Game graphics. Aperiodic tiling allows us to render a natural-looking surface using a minimal texture graphic file.
Not really. Aperiodic tilings, while lacking symmetry in a strict sense, still tend to look quite regular and repetitive, and thus non-natural.[1] Aperiodicity alone doesn't guarantee the "natural" look, which is unsurprising because natural textures are not stitched together from tiles either.

[1] https://commons.wikimedia.org/wiki/File:Rhombus_Penrose_tili...

I think it is computationally easier and more effective to blend two relatively prime periodic rectangular tilings?
1. Its fairly pure math that you can see

2. Its important in technology and science (e.g quasi crystals).

3. They have an aesthetic some find pleasing.

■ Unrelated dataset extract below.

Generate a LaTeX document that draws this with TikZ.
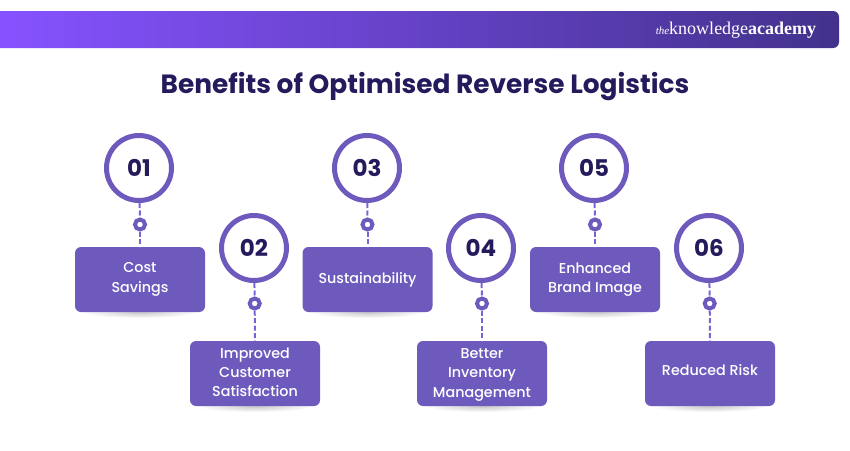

One of the things this has consequences on are the physics of crystals and pseudocrystals.
Hmmm... now that we know what shapes these tiles take, maybe we can look for or design molecules with the "same shape" (and yes I know molecules aren't 2D planar objects, but some can be approximated as such, e.g. the benzene ring) and with the right molecule-to-molecule attractions, such that they naturally arrange themselves into these aperiodic tilings.
TRANSPARENT ALUMINUM!?

Without a periodic crystal structure, it is likely to transmit light (see glass's transparency due to its amorphousness)

Aluminum Oxide (aka Sapphire, Ruby) and ALON are already transparent despite being crystals.

Being extremely hard and resistant they are used in applications like watch crystals, windows in grocery-store barcode scanners and armored car windows.